___ SUPPLIED ENTRIES
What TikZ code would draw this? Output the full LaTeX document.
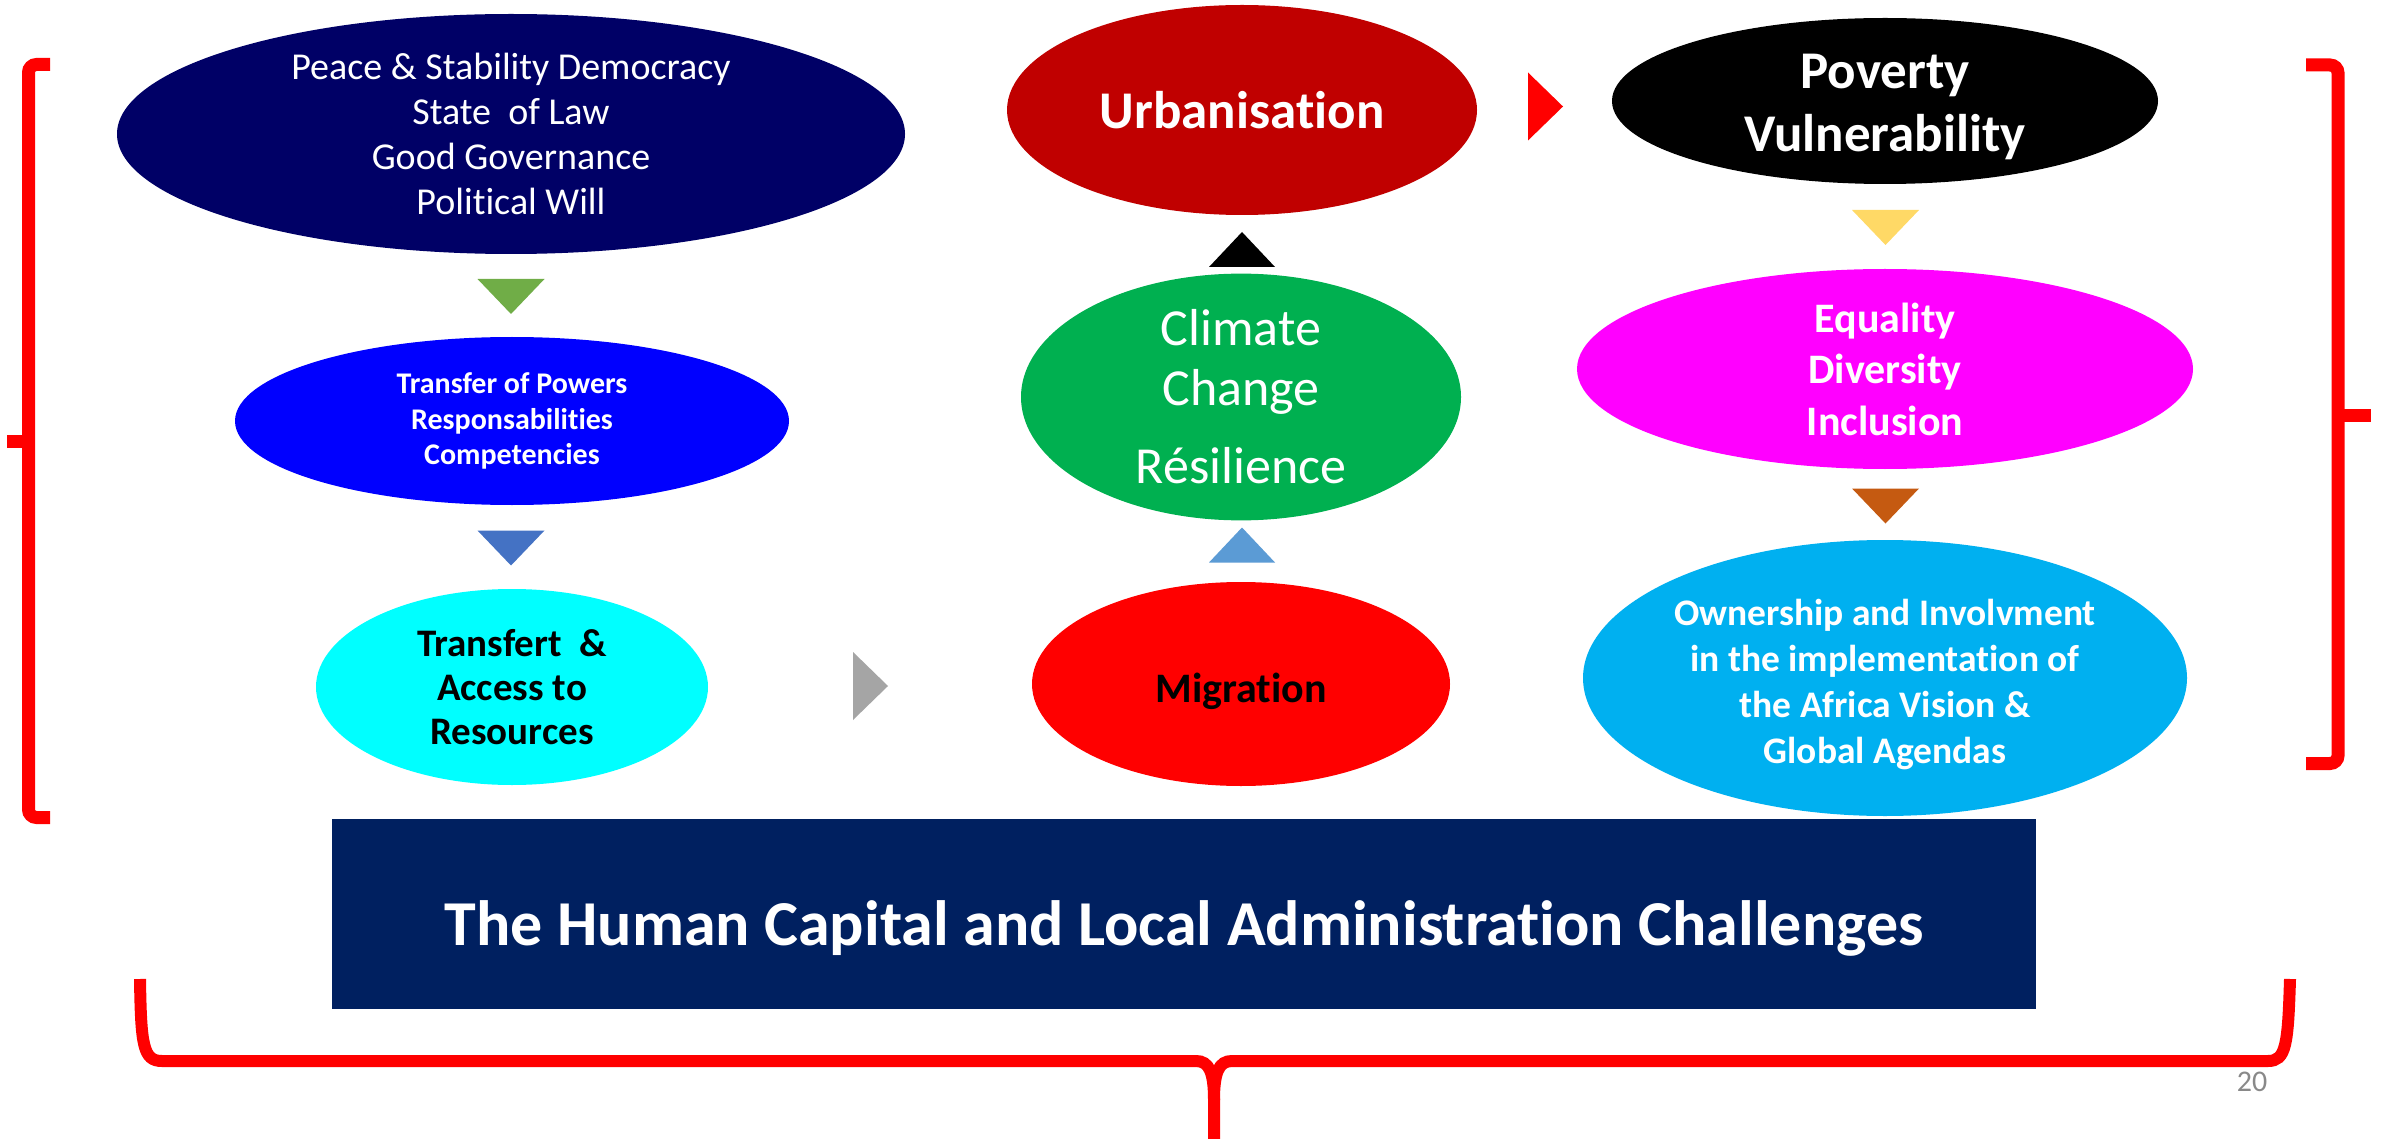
\documentclass[tikz,border=0pt]{standalone}
\usepackage{fontspec}
\setmainfont{Carlito}[Ligatures={NoCommon,NoContextual}]
\usetikzlibrary{shapes.geometric}
\definecolor{cNavy}{HTML}{000066}
\definecolor{cBlue}{HTML}{0000FF}
\definecolor{cCyan}{HTML}{00FFFF}
\definecolor{cRed}{HTML}{FF0000}
\definecolor{cGreen}{HTML}{00B050}
\definecolor{cDarkRed}{HTML}{C00000}
\definecolor{cMag}{HTML}{FF00FF}
\definecolor{cSky}{HTML}{00B0F0}
\definecolor{cBox}{HTML}{002060}
\definecolor{tGreen}{HTML}{70AD47}
\definecolor{tBlue}{HTML}{4472C4}
\definecolor{tGray}{HTML}{A5A5A5}
\definecolor{tLBlue}{HTML}{5B9BD5}
\definecolor{tYellow}{HTML}{FFD966}
\definecolor{tBrown}{HTML}{C55A11}
\definecolor{numGray}{HTML}{898989}
\tikzset{
  oval/.style={ellipse, inner sep=0pt, align=center},
  ovaltext/.style={inner sep=0pt, align=center},
  bracketline/.style={draw=cRed, line width=13pt},
  pics/tridown/.style={code={\fill (-33.5,-17.5) -- (33.5,-17.5) -- (0,17.5) -- cycle;}},
  pics/triup/.style={code={\fill (-33,17.5) -- (33,17.5) -- (0,-17.5) -- cycle;}},
  pics/triright/.style={code={\fill (-17.5,-34) -- (17.5,0) -- (-17.5,34) -- cycle;}},
}
\begin{document}
\begin{tikzpicture}[x=1pt,y=-1pt]
\useasboundingbox (0,0) rectangle (2385,1139);
\fill[white] (0,0) rectangle (2385,1139);

% left column
\node[oval, fill=cNavy, text=white, minimum width=788pt, minimum height=240pt,
  font=\fontsize{38}{45}\selectfont] (peace) at (511,134)
  {Peace \& Stability Democracy\\State\ \ of Law\\Good Governance\\Political Will};
\node[oval, fill=cBlue, text=white, minimum width=554pt, minimum height=168pt,
  font=\bfseries\fontsize{30}{35.5}\selectfont] (powers) at (512,421)
  {Transfer of Powers\\Responsabilities\\Competencies};
\node[oval, fill=cCyan, text=black, minimum width=392pt, minimum height=196pt,
  font=\bfseries\fontsize{39}{44}\selectfont] (resources) at (512,687)
  {Transfert\ \ \&\\Access to\\Resources};

% middle column
\node[oval, fill=cRed, minimum width=418pt, minimum height=204pt] (migration) at (1241,684) {};
\node[ovaltext, text=black, font=\bfseries\fontsize{42}{50}\selectfont] (migration-t)
  at ([yshift=-7pt]migration.center) {Migration};
\node[oval, fill=cGreen, text=white, minimum width=440pt, minimum height=224pt,
  font=\fontsize{52}{60}\selectfont] (climate) at (1241,397)
  {Climate\\Change\\[18pt]Résilience};
\node[oval, fill=cDarkRed, text=white, minimum width=470pt, minimum height=210pt,
  font=\bfseries\fontsize{53}{60}\selectfont] (urban) at (1242,110) {Urbanisation};

% right column
\node[oval, fill=black, minimum width=546pt, minimum height=166pt] (poverty) at (1885,101) {};
\node[ovaltext, text=white, font=\bfseries\fontsize{53}{63}\selectfont] (poverty-t)
  at ([yshift=-6pt]poverty.center) {Poverty\\Vulnerability};
\node[oval, fill=cMag, text=white, minimum width=616pt, minimum height=200pt,
  font=\bfseries\fontsize{42}{51.5}\selectfont] (equality) at (1885,369)
  {Equality\\Diversity\\Inclusion};
\node[oval, fill=cSky, minimum width=604pt, minimum height=276pt] (ownership) at (1885,678) {};
\node[ovaltext, text=white, font=\bfseries\fontsize{37.5}{46}\selectfont] (ownership-t)
  at ([yshift=-7pt]ownership.center)
  {Ownership and Involvment\\in the implementation of\\the Africa Vision \&\\Global Agendas};

% arrow triangles
\pic[fill=tGreen] at (511,296.5) {tridown};
\pic[fill=tBlue] at (511,548) {tridown};
\pic[fill=tGray] at (870.5,686) {triright};
\pic[fill=tLBlue] at (1242,545) {triup};
\pic[fill=black] at (1242,249.5) {triup};
\pic[fill=cRed] at (1545.5,106.5) {triright};
\pic[fill=tYellow] at (1885.5,227.5) {tridown};
\pic[fill=tBrown] at (1885.5,506) {tridown};

% title box
\node[fill=cBox, minimum width=1704pt, minimum height=190pt, inner sep=0pt] (box) at (1184,914) {};
\node[text=white, font=\bfseries\fontsize{64}{76}\selectfont, anchor=base] (title) at (1184,945)
  {The Human Capital and Local Administration Challenges};

% brackets
\coordinate (lt) at (28.5,64.5);
\coordinate (lb) at (28.5,817.5);
\draw[bracketline, rounded corners=8pt] (50,64.5) -- (lt) -- (lb) -- (50,817.5);
\draw[bracketline] (lt |- 0,441) -- (7,441);
\coordinate (rt) at (2338,65);
\coordinate (rb) at (2338,763.5);
\draw[bracketline, rounded corners=8pt] (2306,65) -- (rt) -- (rb) -- (2306,763.5);
\draw[bracketline] (rt |- 0,415) -- (2371,415);

\coordinate (bl) at (140,979);
\coordinate (br) at (2290,979);
\coordinate (bm) at (1214,1139);
\draw[draw=cRed, line width=12pt]
  (bl) .. controls (141,1045) and (143,1061) .. (162,1061) -- (1196,1061)
  .. controls (1209,1061) and (1214,1072) .. (1214,1100) -- (bm);
\draw[draw=cRed, line width=12pt]
  (br) .. controls (2288,1045) and (2286,1061) .. (2268,1061) -- (1232,1061)
  .. controls (1219,1061) and (1214,1072) .. (1214,1100);

\node[text=numGray, font=\fontsize{30}{36}\selectfont, anchor=base] (pagenum) at (2252,1091) {20};
\end{tikzpicture}
\end{document}
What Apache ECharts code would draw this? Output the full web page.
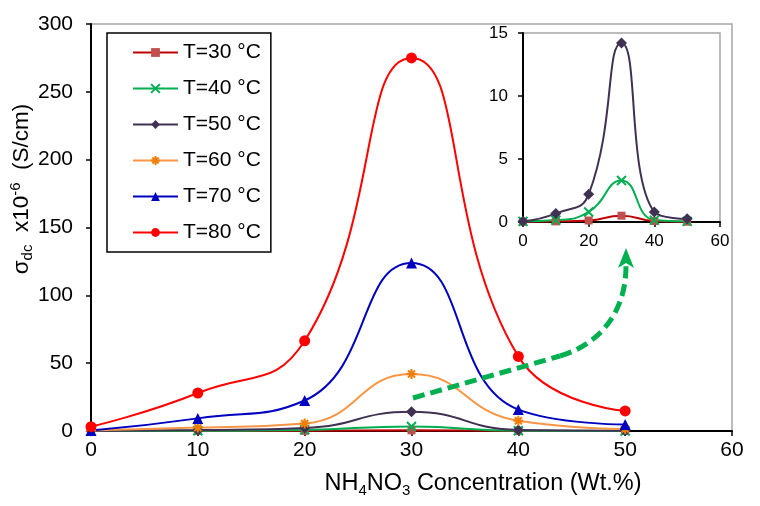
<!DOCTYPE html>
<html>
<head>
<meta charset="utf-8">
<script src="https://cdn.jsdelivr.net/npm/echarts@6/dist/echarts.min.js"></script>
<style>
  html, body { margin: 0; padding: 0; background: #fff; }
  #chart { width: 760px; height: 506px; }
</style>
</head>
<body>
<div id="chart"></div>
<script>
// NH4NO3 concentration (wt.%)
const conc = [0, 10, 20, 30, 40, 50];

// sigma_dc x10^-6 (S/cm)
const t30 = [0.02, 0.05, 0.12, 0.5, 0.08, 0.02];
const t40 = [0.05, 0.15, 0.8, 3.3, 0.15, 0.05];
const t50 = [0.05, 0.68, 2.2, 14.2, 0.8, 0.25];
const t60 = [0.4, 2.5, 5.5, 42, 7.5, 1.5];
const t70 = [0.3, 9.3, 22.5, 123.8, 15.8, 4.8];
const t80 = [3.2, 28, 66.5, 275, 55, 14.8];

const seriesNames = ["T=30 °C", "T=40 °C", "T=50 °C", "T=60 °C", "T=70 °C", "T=80 °C"];

const FONT = "Liberation Sans, Arial, sans-serif";
const crossPath = "path://M0,0L10,10M10,0L0,10";
const starPath = "path://M5,0L5,10M0,5L10,5M1.5,1.5L8.5,8.5M8.5,1.5L1.5,8.5";

const styles = [
  { line: "#C00000", mark: "#C0504D", symbol: "rect", size: 8 },
  { line: "#00B050", mark: "#00B050", symbol: crossPath, size: 9, stroke: true },
  { line: "#403152", mark: "#403152", symbol: "diamond", size: 11 },
  { line: "#F79646", mark: "#F07F09", symbol: starPath, size: 10, stroke: true },
  { line: "#0000C0", mark: "#0000C0", symbol: "triangle", size: 11 },
  { line: "#FF0000", mark: "#FF0000", symbol: "circle", size: 11 }
];

function pairs(vals) {
  return conc.map((c, i) => [c, vals[i]]);
}

function makeSeries(idx, vals, gridIdx) {
  const st = styles[idx];
  return {
    name: seriesNames[idx],
    type: "line",
    xAxisIndex: gridIdx,
    yAxisIndex: gridIdx,
    data: pairs(vals),
    smooth: 0.5,
    symbol: st.symbol,
    symbolSize: st.size,
    showAllSymbol: true,
    animation: false,
    lineStyle: { color: st.line, width: 2 },
    itemStyle: {
      color: st.mark,
      borderColor: st.mark,
      borderWidth: st.stroke ? 2 : 0
    }
  };
}

const chart = echarts.init(document.getElementById("chart"));

function valueAxis(gridIdx, max, interval, fontSize, margin) {
  return {
    type: "value",
    gridIndex: gridIdx,
    min: 0,
    max: max,
    interval: interval,
    splitLine: { show: false },
    axisLine: { show: true, onZero: false, lineStyle: { color: "#000", width: 2 } },
    axisTick: { show: true, inside: false, length: 5, lineStyle: { color: "#000", width: 1.5 } },
    axisLabel: { color: "#000", fontSize: fontSize, fontFamily: FONT, margin: margin }
  };
}

chart.setOption({
  backgroundColor: "#fff",
  grid: [
    { left: 91, top: 24, right: 28, bottom: 75, show: true, borderColor: "#A6A6A6", borderWidth: 1.5, backgroundColor: "transparent" },
    { left: 523, top: 33, right: 40, bottom: 284, show: true, borderColor: "#A6A6A6", borderWidth: 1.5, backgroundColor: "#fff" }
  ],
  xAxis: [
    valueAxis(0, 60, 10, 21, 9),
    valueAxis(1, 60, 20, 17, 11)
  ],
  yAxis: [
    valueAxis(0, 300, 50, 21, 18),
    valueAxis(1, 15, 5, 17, 15)
  ],
  legend: {
    left: 107,
    top: 33,
    orient: "vertical",
    padding: [9, 10, 9, 25],
    itemGap: 15,
    itemWidth: 45,
    itemHeight: 11,
    borderColor: "#000",
    borderWidth: 1.5,
    backgroundColor: "#fff",
    data: seriesNames,
    textStyle: { color: "#000", fontSize: 21, fontFamily: FONT }
  },
  graphic: [
    {
      type: "text",
      x: 22,
      y: 189,
      rotation: Math.PI / 2,
      style: {
        text: "{n|σ}{s|dc}{n|  x10}{p|-6}{n|  (S/cm)}",
        align: "center",
        verticalAlign: "middle",
        fill: "#000",
        rich: {
          n: { fontSize: 22.5, fontFamily: FONT, fill: "#000" },
          s: { fontSize: 15, fontFamily: FONT, fill: "#000", padding: [12, 0, 0, 0] },
          p: { fontSize: 15, fontFamily: FONT, fill: "#000", padding: [0, 0, 12, 0] }
        }
      }
    },
    {
      type: "text",
      x: 483,
      y: 484,
      style: {
        text: "{n|NH}{s|4}{n|NO}{s|3}{n| Concentration (Wt.%)}",
        align: "center",
        verticalAlign: "middle",
        fill: "#000",
        rich: {
          n: { fontSize: 23.5, fontFamily: FONT, fill: "#000" },
          s: { fontSize: 15, fontFamily: FONT, fill: "#000", padding: [13, 0, 0, 0] }
        }
      }
    },
    {
      type: "line",
      shape: { x1: 413, y1: 398, x2: 560, y2: 356 },
      style: { stroke: "#00B050", lineWidth: 5, lineDash: [12, 6] },
      z: 100
    },
    {
      type: "bezierCurve",
      shape: { x1: 560, y1: 356, cpx1: 600, cpy1: 344, cpx2: 626, cpy2: 312, x2: 626, y2: 266 },
      style: { fill: null, stroke: "#00B050", lineWidth: 5, lineDash: [12, 6] },
      z: 100
    },
    {
      type: "polygon",
      shape: { points: [[626, 248], [618, 268], [626, 263], [634, 268]] },
      style: { fill: "#00B050" },
      z: 100
    }
  ],
  series: [
    makeSeries(0, t30, 0),
    makeSeries(1, t40, 0),
    makeSeries(2, t50, 0),
    makeSeries(3, t60, 0),
    makeSeries(4, t70, 0),
    makeSeries(5, t80, 0),
    makeSeries(0, t30, 1),
    makeSeries(1, t40, 1),
    makeSeries(2, t50, 1)
  ]
});
</script>
</body>
</html>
______
From the listing above, collect each line in which the string "this" appears.

What TikZ code would draw this? Output the full LaTeX document.
What Apache ECharts code would draw this? Output the full web page.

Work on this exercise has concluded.